Tuesday, February 28, 2012

1955 Wooler Motorcycle- Flat Four

 This 1955 Wooler Flat Four shaft driven motorcycle had a number of unique features, my favourite of which is the 2 nut size construction that allows a home mechanic to totally disassemble the bike with just 2 spanners.

 The standout feature is of course that unified fuel tank/headlight assembly but the closer you look at the bike  the more interesting little features you notice. That front suspension is quite remarkable as is the fact that the front and rear wheels are fully interchangeable.

The extremely clean engineering and no-nonsense design is hugely appealing, it seems a damn shame that John Wooler passed away in 1956 leaving only 5 of these remarkable bikes in existence.

Manufacturer: Wooler

Model: Flat Four
Engine: 500cc
Year: 1955
Decade: 1950s
Machine Type: Road


The Wooler was always one of the strange machines that make motorcycles so interesting.

 The industry is peppered with individuals who saw their way as being correct and often refused to deviate a fraction from their chosen path. They seldom built many machines, and those they did produce were frequently troublesome, but we all gained by the excitement they generated.
 The engine (1926) was the feature of greatest interest and was laid out as a transverse-four, the cylinders on each side being one above the other. This alone was far from normal, but really unique was the way in which they were connected to the crankshaft, for this was based on the beam engine. Capacity was 500cc, and overhead valves were used.

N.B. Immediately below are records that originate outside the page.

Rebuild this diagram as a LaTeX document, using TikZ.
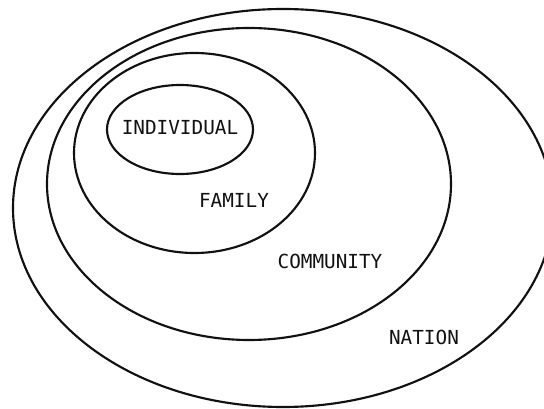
\documentclass[tikz,border=0pt]{standalone}
\usepackage{fontspec}
\usepackage{xcolor}
\usepackage{tikz}
\usetikzlibrary{shapes.geometric}
\newfontfamily\lblfont{DejaVu Sans Mono}
\definecolor{ink}{HTML}{111111}
\tikzset{
  ring/.style={draw=ink, ellipse, line width=1.6pt, inner sep=0pt},
  tag/.style={text=ink, font=\lblfont\fontsize{14.5}{15}\selectfont, inner sep=0pt}
}

\begin{document}
\begin{tikzpicture}[x=0.75pt, y=-0.75pt]
  \useasboundingbox (0,0) rectangle (544,409);
  \clip (0,0) rectangle (544,409);
  % circles, outermost first
  \node[ring, minimum width=405pt, minimum height=298.5pt] (nation) at (283,208) {};
  \node[ring, minimum width=303pt, minimum height=234pt] (community) at (249,184) {};
  \node[ring, minimum width=180.75pt, minimum height=150pt] (family) at (194.5,153) {};
  \node[ring, minimum width=109.5pt, minimum height=66.75pt] (individual) at (180,129.5) {};
  % labels
  \node[tag] (individualtag) at (180,128) {INDIVIDUAL};
  \node[tag] (familytag) at (234,200) {FAMILY};
  \node[tag] (communitytag) at (330,261) {COMMUNITY};
  \node[tag] (nationtag) at (424,337) {NATION};
\end{tikzpicture}
\end{document}
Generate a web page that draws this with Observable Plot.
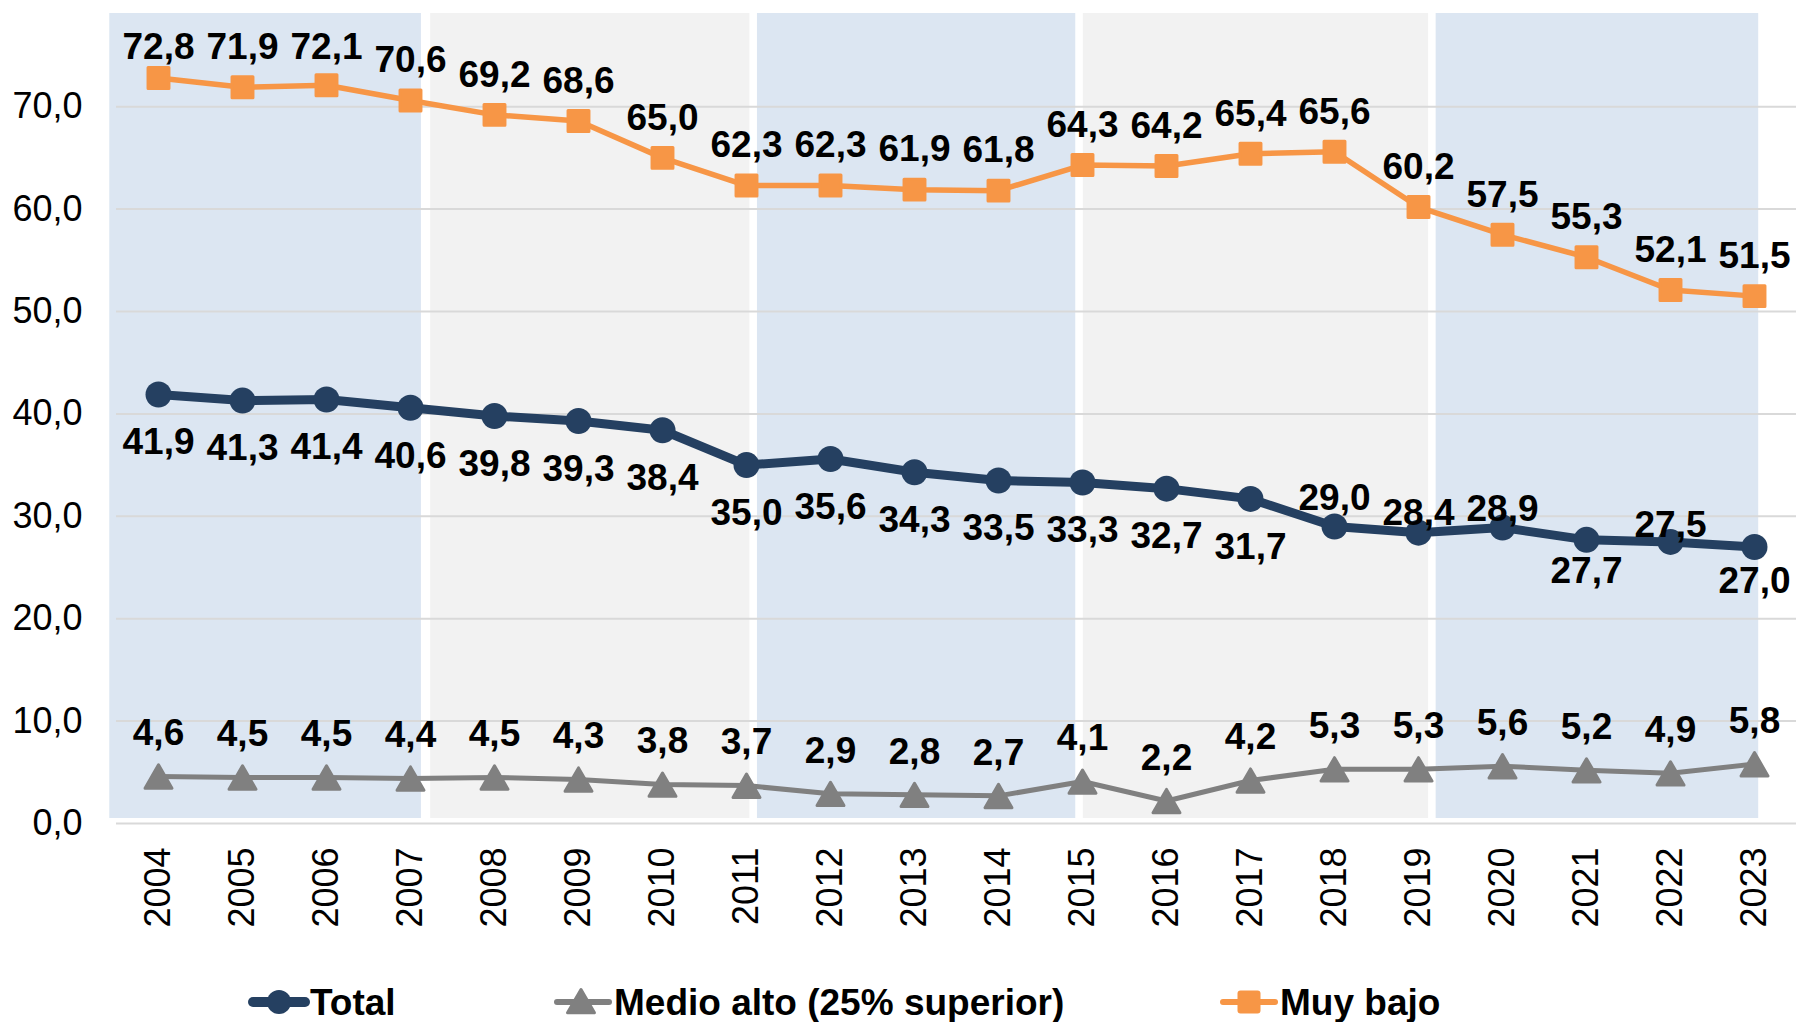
<!DOCTYPE html>
<html>
<head>
<meta charset="utf-8">
<script src="https://cdn.jsdelivr.net/npm/d3@7"></script>
<script src="https://cdn.jsdelivr.net/npm/@observablehq/plot@0.6"></script>
<style>
  html, body { margin: 0; padding: 0; background: #fff; overflow: hidden; }
  #chart { width: 1796px; }
  #chart svg { display: block; max-width: none; }
</style>
</head>
<body>
<div id="chart"></div>
<script>
// ---------- data ----------
const years = [2004, 2005, 2006, 2007, 2008, 2009, 2010, 2011, 2012, 2013,
               2014, 2015, 2016, 2017, 2018, 2019, 2020, 2021, 2022, 2023];
const total = [41.9, 41.3, 41.4, 40.6, 39.8, 39.3, 38.4, 35.0, 35.6, 34.3,
               33.5, 33.3, 32.7, 31.7, 29.0, 28.4, 28.9, 27.7, 27.5, 27.0];
const medioAlto = [4.6, 4.5, 4.5, 4.4, 4.5, 4.3, 3.8, 3.7, 2.9, 2.8,
                   2.7, 4.1, 2.2, 4.2, 5.3, 5.3, 5.6, 5.2, 4.9, 5.8];
const muyBajo = [72.8, 71.9, 72.1, 70.6, 69.2, 68.6, 65.0, 62.3, 62.3, 61.9,
                 61.8, 64.3, 64.2, 65.4, 65.6, 60.2, 57.5, 55.3, 52.1, 51.5];
const yTicks = [0, 10, 20, 30, 40, 50, 60, 70];
// background period panels (in year units)
const periodStart = [2003.42, 2007.24, 2011.13, 2015.01, 2019.21];
const periodEnd   = [2007.13, 2011.04, 2014.92, 2019.12, 2023.05];
const seriesNames = ["Total", "Medio alto (25% superior)", "Muy bajo"];

// ---------- style ----------
const FONT = '"Liberation Sans", Arial, Helvetica, sans-serif';
const C_TOTAL = "#254061", C_MEDIO = "#808080", C_MUY = "#F79646";
const C_BLUE = "#DCE6F2", C_GRAY = "#F2F2F2";
// vertical label offsets (px) for the Total series
const totalLabelDy = [48, 48, 48, 48, 48, 48, 48, 48, 48, 48,
                      48, 48, 48, 48, -28, -20, -18, 31, -17, 34];

const fmt = v => v.toFixed(1).replace(".", ",");
const rows = vals => years.map((year, i) => ({year, value: vals[i], i}));
const totalRows = rows(total), medioRows = rows(medioAlto), muyRows = rows(muyBajo);

const periods = periodStart.map((s, i) => ({start: s, end: periodEnd[i], i}));
const bluePeriods = periods.filter(p => p.i % 2 === 0);
const grayPeriods = periods.filter(p => p.i % 2 === 1);

function panelMarks(data, fill, label) {
  return [
    Plot.rect(data, {x1: "start", x2: "end", fill: "#FFFFFF", rx: 4,
      insetLeft: -7, insetRight: -7, insetTop: -7, insetBottom: -2, ariaLabel: label + "-frame"}),
    Plot.rect(data, {x1: "start", x2: "end", fill, insetBottom: 5, ariaLabel: label + "-fill"})
  ];
}

const labelStyle = {fontSize: 37, fontWeight: "bold", fill: "#000", fontFamily: FONT};

const totalLabelMarks = [...new Set(totalLabelDy)].map(dy =>
  Plot.text(totalRows.filter(d => totalLabelDy[d.i] === dy), {
    x: "year", y: "value", text: d => fmt(d.value), dy, ...labelStyle
  })
);

const chart = Plot.plot({
  width: 1796,
  height: 960,
  marginLeft: 116,
  marginRight: 0,
  marginTop: 13,
  marginBottom: 137,
  style: {fontFamily: FONT, fontSize: "36px", color: "#000", background: "#fff"},
  x: {type: "linear", domain: [2003.5, 2023.5], axis: null},
  y: {domain: [0, 79.1], axis: null},
  marks: [
    ...panelMarks(bluePeriods, C_BLUE, "blue"),
    ...panelMarks(grayPeriods, C_GRAY, "gray"),
    Plot.ruleY(yTicks, {stroke: "#D9D9D9", strokeWidth: 2}),
    Plot.axisY({ticks: yTicks, tickFormat: fmt, tickSize: 0, tickPadding: 34,
      fontSize: 36, fontFamily: FONT, label: null}),
    Plot.text(years, {x: d => d, text: d => String(d), frameAnchor: "bottom",
      rotate: -90, textAnchor: "end", lineAnchor: "middle", dy: 24,
      fontSize: 36, fontFamily: FONT, fill: "#000"}),
    // Medio alto
    Plot.line(medioRows, {x: "year", y: "value", stroke: C_MEDIO, strokeWidth: 5}),
    Plot.dot(medioRows, {x: "year", y: "value", symbol: "triangle", r: 10, dy: 4,
      fill: C_MEDIO, stroke: C_MEDIO, strokeWidth: 3, strokeLinejoin: "round"}),
    // Muy bajo
    Plot.line(muyRows, {x: "year", y: "value", stroke: C_MUY, strokeWidth: 5.5}),
    Plot.dot(muyRows, {x: "year", y: "value", symbol: "square", r: 11.8,
      fill: C_MUY, stroke: C_MUY, strokeWidth: 3, strokeLinejoin: "round"}),
    // Total
    Plot.line(totalRows, {x: "year", y: "value", stroke: C_TOTAL, strokeWidth: 9}),
    Plot.dot(totalRows, {x: "year", y: "value", r: 13, fill: C_TOTAL}),
    // labels
    Plot.text(medioRows, {x: "year", y: "value", text: d => fmt(d.value), dy: -43, ...labelStyle}),
    Plot.text(muyRows, {x: "year", y: d => Math.min(d.value, 71.9), text: d => fmt(d.value), dy: -40, ...labelStyle}),
    ...totalLabelMarks
  ]
});

// drop shadow for the panels
const ns = "http://www.w3.org/2000/svg";
const defs = document.createElementNS(ns, "defs");
defs.innerHTML = '<filter id="panelShadow" x="-3%" y="-3%" width="106%" height="106%">' +
  '<feDropShadow dx="0" dy="2" stdDeviation="2.5" flood-color="#000" flood-opacity="0.32"/></filter>';
chart.insertBefore(defs, chart.firstChild);
chart.querySelectorAll('g[aria-label$="-frame"]').forEach(g => g.setAttribute("filter", "url(#panelShadow)"));

document.getElementById("chart").appendChild(chart);

// ---------- legend (below the plot) ----------
const legendItems = [
  {name: seriesNames[0], color: C_TOTAL, shape: "circle", x: 250, lw: 10},
  {name: seriesNames[1], color: C_MEDIO, shape: "triangle", x: 554, lw: 6},
  {name: seriesNames[2], color: C_MUY, shape: "square", x: 1220, lw: 6}
];
const leg = d3.create("svg").attr("width", 1796).attr("height", 62)
  .style("display", "block").style("font-family", FONT);
const cy = 42;
for (const it of legendItems) {
  const g = leg.append("g").attr("transform", `translate(${it.x},0)`);
  g.append("line").attr("x1", 3).attr("x2", 55).attr("y1", cy).attr("y2", cy)
    .attr("stroke", it.color).attr("stroke-width", it.lw).attr("stroke-linecap", "round");
  if (it.shape === "circle") {
    g.append("circle").attr("cx", 29).attr("cy", cy).attr("r", 12).attr("fill", it.color);
  } else if (it.shape === "square") {
    g.append("rect").attr("x", 29 - 11.5).attr("y", cy - 11.5).attr("width", 23).attr("height", 23)
      .attr("rx", 3).attr("fill", it.color);
  } else {
    g.append("path").attr("d", d3.symbol(d3.symbolTriangle, Math.PI * 100)())
      .attr("transform", `translate(27,${cy + 3})`)
      .attr("fill", it.color).attr("stroke", it.color).attr("stroke-width", 3)
      .attr("stroke-linejoin", "round");
  }
  g.append("text").attr("x", 60).attr("y", 55).attr("font-size", 37)
    .attr("font-weight", "bold").attr("fill", "#000").text(it.name);
}
document.getElementById("chart").appendChild(leg.node());
</script>
</body>
</html>
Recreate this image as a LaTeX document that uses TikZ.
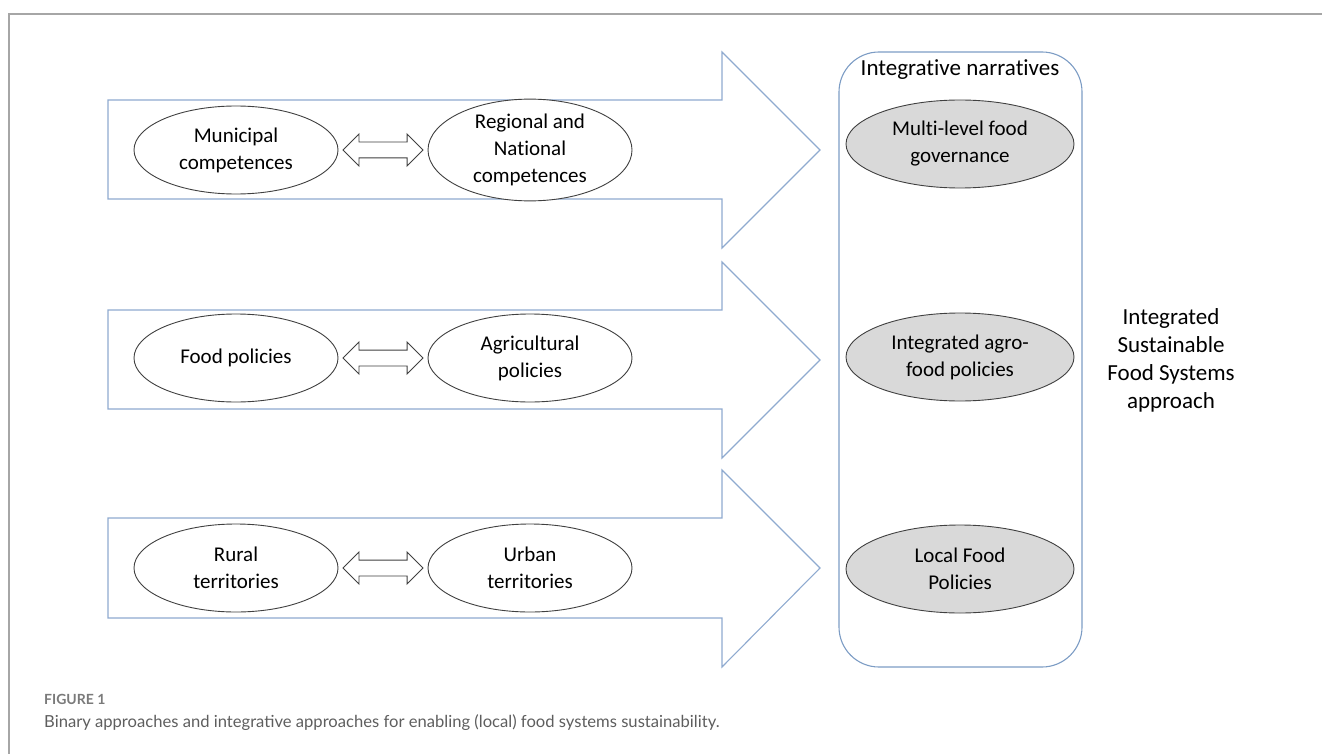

The crankshaft ran along the machine, below all the cylinders, and was of a single-throw design. In fact, for the prototype, a modified assembly from a 150 cc New Imperial was used. Above the crankshaft was a T-shaped beam, which was pivoted at the junction of the leg and arms, this axis also Iying along the machine. A master con- necting rod joined the end of the T-leg to the crankshaft, so as this rotated, the beam oscillated. The arm of the T was set vertically, and each end was attached to two connecting rods, which pointed in opposite directions and ran out to the pistons. Thus, these moved in pairs, and the two pairs moved in opposition.